Still, I do like what you say about the change in the dynamics and how power-seeking is maybe more about a shorter temporal scale? It feels like the y-axis should be that temporal axis instead since it seems to be more what you’re actually pointing at?
- rosehadshar 12 Sep 2025 8:16 UTC
  4 points
  0
  Parent
  Thanks, agree that ‘emergent dynamics’ is woolly above.
  I guess I don’t think the y-axis should be the temporal dimension. To give some cartoon examples:
  - I’d put an extremely Machievellian 10 year plan on the part of a cabal of politicians to backslide into a dictatorship then seize power over the rest of the world near the top end of the axis
  - I’d put unfavourable order of capabilities, where in an unplanned way superpersuasion comes online before defenses, and actors fail to coordinate not to deploy it because of competitive dynamics, near the bottom end of the axis. Even if the whole thing unfolds over a few months
  I do think the y-axis is pretty correlated with temporal scales, but I don’t think it’s the same.
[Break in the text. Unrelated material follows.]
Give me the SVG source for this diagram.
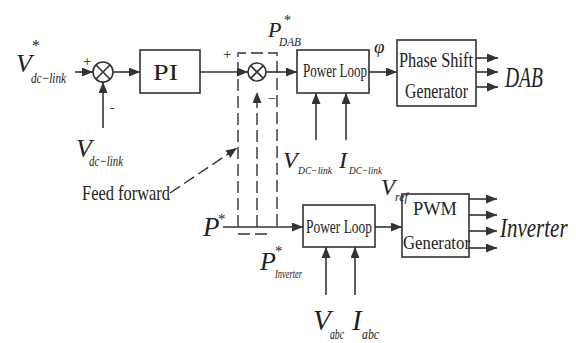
<svg xmlns="http://www.w3.org/2000/svg" width="576" height="343" viewBox="0 0 576 343">
<style>
.bx{fill:#fff;stroke:#333;stroke-width:1.6}
.ln{fill:none;stroke:#333;stroke-width:1.6}
.ds{fill:none;stroke:#333;stroke-width:1.4;stroke-dasharray:12 5}
.t{font-family:"Liberation Serif","Times New Roman",serif;fill:#222}
.i{font-family:"Liberation Serif","Times New Roman",serif;font-style:italic;fill:#222}
.n{font-style:normal}
</style>
<defs>
<marker id="ah" markerUnits="userSpaceOnUse" markerWidth="11" markerHeight="9" refX="11" refY="4.5" orient="auto">
<path d="M0,0 L11,4.5 L0,9 z" fill="#333"/>
</marker>
</defs>
<rect width="576" height="343" fill="#fff"/>

<g id="connectors">
<line class="ln" x1="75" y1="72" x2="93" y2="72" marker-end="url(#ah)"/>
<line class="ln" x1="103" y1="128" x2="103" y2="82" marker-end="url(#ah)"/>
<line class="ln" x1="113" y1="72" x2="140" y2="72" marker-end="url(#ah)"/>
<line class="ln" x1="200" y1="72" x2="248" y2="72" marker-end="url(#ah)"/>
<line class="ln" x1="266" y1="72" x2="297" y2="72" marker-end="url(#ah)"/>
<line class="ln" x1="369" y1="72" x2="397" y2="72" marker-end="url(#ah)"/>
<line class="ln" x1="476" y1="58" x2="498" y2="58" marker-end="url(#ah)"/>
<line class="ln" x1="476" y1="72" x2="498" y2="72" marker-end="url(#ah)"/>
<line class="ln" x1="476" y1="87" x2="498" y2="87" marker-end="url(#ah)"/>
<line class="ln" x1="316" y1="140" x2="316" y2="93" marker-end="url(#ah)"/>
<line class="ln" x1="346" y1="140" x2="346" y2="93" marker-end="url(#ah)"/>
<line class="ln" x1="223" y1="227" x2="303" y2="227" marker-end="url(#ah)"/>
<line class="ln" x1="375" y1="227" x2="402" y2="227" marker-end="url(#ah)"/>
<line class="ln" x1="469" y1="199" x2="497" y2="199" marker-end="url(#ah)"/>
<line class="ln" x1="469" y1="215" x2="497" y2="215" marker-end="url(#ah)"/>
<line class="ln" x1="469" y1="231" x2="497" y2="231" marker-end="url(#ah)"/>
<line class="ln" x1="469" y1="248" x2="497" y2="248" marker-end="url(#ah)"/>
<line class="ln" x1="326" y1="295" x2="326" y2="247" marker-end="url(#ah)"/>
<line class="ln" x1="355" y1="295" x2="355" y2="247" marker-end="url(#ah)"/>
<line class="ds" x1="257" y1="227" x2="257" y2="92" marker-end="url(#ah)"/>
<line class="ds" x1="170" y1="193" x2="237" y2="148" stroke-dasharray="8 5" marker-end="url(#ah)"/>
<path class="ds" d="M238,227 V53 H277 V227"/>
<line class="ds" x1="238" y1="234" x2="272" y2="234" stroke-dasharray="13 7"/>
</g>

<g id="sum1">
<circle class="bx" cx="103" cy="72" r="10"/>
<path class="ln" d="M96,65 L110,79 M110,65 L96,79"/>
<text class="t" x="83" y="66" font-size="15">+</text>
<text class="t" x="110" y="112" font-size="13">-</text>
</g>

<g id="pi">
<rect class="bx" x="140" y="50" width="60" height="43"/>
<text class="t" x="153" y="80" font-size="23" textLength="25" lengthAdjust="spacingAndGlyphs">PI</text>
</g>

<g id="sum2">
<circle class="bx" cx="257" cy="72" r="9"/>
<path class="ln" d="M250.6,65.6 L263.4,78.4 M263.4,65.6 L250.6,78.4"/>
<text class="t" x="223" y="59" font-size="15">+</text>
<text class="t" x="268" y="103" font-size="14">−</text>
</g>

<g id="powerloop1">
<rect class="bx" x="297" y="50" width="72" height="43"/>
<text class="t" x="303" y="77" font-size="18" textLength="64" lengthAdjust="spacingAndGlyphs">Power Loop</text>
</g>

<g id="phaseshift">
<rect class="bx" x="397" y="40" width="79" height="66"/>
<text class="t" x="399" y="67" font-size="20" textLength="74" lengthAdjust="spacingAndGlyphs">Phase Shift</text>
<text class="t" x="405" y="98" font-size="20" textLength="63" lengthAdjust="spacingAndGlyphs">Generator</text>
</g>

<g id="powerloop2">
<rect class="bx" x="303" y="205" width="72" height="42"/>
<text class="t" x="306" y="233" font-size="18" textLength="66" lengthAdjust="spacingAndGlyphs">Power Loop</text>
</g>

<g id="pwm">
<rect class="bx" x="402" y="194" width="67" height="63"/>
<text class="t" x="413" y="215" font-size="19" textLength="44" lengthAdjust="spacingAndGlyphs">PWM</text>
<text class="t" x="403" y="249" font-size="19" textLength="67" lengthAdjust="spacingAndGlyphs">Generator</text>
</g>

<g id="labels">
<text class="i" x="16" y="72" font-size="26">V<tspan class="n" x="32" y="51" font-size="16">*</tspan><tspan x="31" y="83" font-size="15" textLength="35" lengthAdjust="spacingAndGlyphs">dc−link</tspan></text>

<text class="i" x="76" y="157" font-size="26">V<tspan x="89" y="166" font-size="15" textLength="34" lengthAdjust="spacingAndGlyphs">dc−link</tspan></text>

<text class="i" x="268" y="37" font-size="22">P<tspan class="n" x="284" y="25" font-size="14">*</tspan><tspan x="279" y="46" font-size="13" textLength="22" lengthAdjust="spacingAndGlyphs">DAB</tspan></text>

<text class="i" x="374" y="53" font-size="19">φ</text>

<text class="i" x="505" y="87" font-size="29" textLength="38" lengthAdjust="spacingAndGlyphs">DAB</text>

<text class="i" x="283" y="168" font-size="24">V<tspan x="298" y="174" font-size="11" textLength="34" lengthAdjust="spacingAndGlyphs">DC−link</tspan></text>
<text class="i" x="339" y="168" font-size="24">I<tspan x="349" y="174" font-size="11" textLength="33" lengthAdjust="spacingAndGlyphs">DC−link</tspan></text>

<text class="t" x="82" y="200" font-size="21" textLength="88" lengthAdjust="spacingAndGlyphs">Feed forward</text>

<text class="i" x="203" y="236" font-size="27">P<tspan class="n" x="218" y="224" font-size="15">*</tspan></text>

<text class="i" x="260" y="270" font-size="26">P<tspan class="n" x="275" y="256" font-size="15">*</tspan><tspan x="275" y="278" font-size="13" textLength="27" lengthAdjust="spacingAndGlyphs">Inverter</tspan></text>

<text class="i" x="381" y="195" font-size="23">V<tspan x="395" y="201" font-size="12">ref</tspan></text>

<text class="i" font-size="28" transform="translate(500,237) scale(0.75,1)">Inverter</text>

<text class="i" x="313" y="330" font-size="29">V<tspan x="330" y="339" font-size="15" textLength="14" lengthAdjust="spacingAndGlyphs">abc</tspan></text>
<text class="i" x="352" y="330" font-size="29">I<tspan x="362" y="339" font-size="15" textLength="17" lengthAdjust="spacingAndGlyphs">abc</tspan></text>
</g>
</svg>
I also don’t think physical violence is the same, though it’s probably also correlated (cf the backsliding example which is v powerseeking but not v violent).
  
  The thing I had in mind was more like, should I imagine some actor consciously trying to bring power concentration about? To the extent that’s a good model, it’s power-seeking. Or should I imagine that no actor is consciously planning this, but the net result of the system is still extreme power concentration? If that’s a good model, it’s emergent dynamics.
  Idk, I see that this is messy and probably there’s some other better concept here
  - Jonas Hallgren 12 Sep 2025 11:13 UTC
    1 point
    0
    Parent
    Thank you for clarifying, I think I understand now!
    I notice I was not that clear when writing my comment yesterday so I want to apologise for that.
    I’ll give an attempt at restating what you said in other terms. There’s a concept of temporal depth in action plans. The question is to some extent, how many steps in the future are you looking similar to something else. A simple way of imagining this is how long in the future a chess bot can plan and how stockfish is able to plan basically 20-40 moves in advance.
    It seems similar to what you’re talking about here in that the longer someone plans in the future, the more external attempts it avoids with regards to external actions.
    Some other words to describe the general vibe might be planned vs unplanned or maybe centralized versus decentralized? Maybe controlled versus uncontrolled? I get the vibe better now though so thanks!
- Matrice Jacobine 11 Sep 2025 23:29 UTC
  1 point
  0
  Parent
  I think it’s the combination of a temporal axis and a (for a lack of a better term) physical violence axis.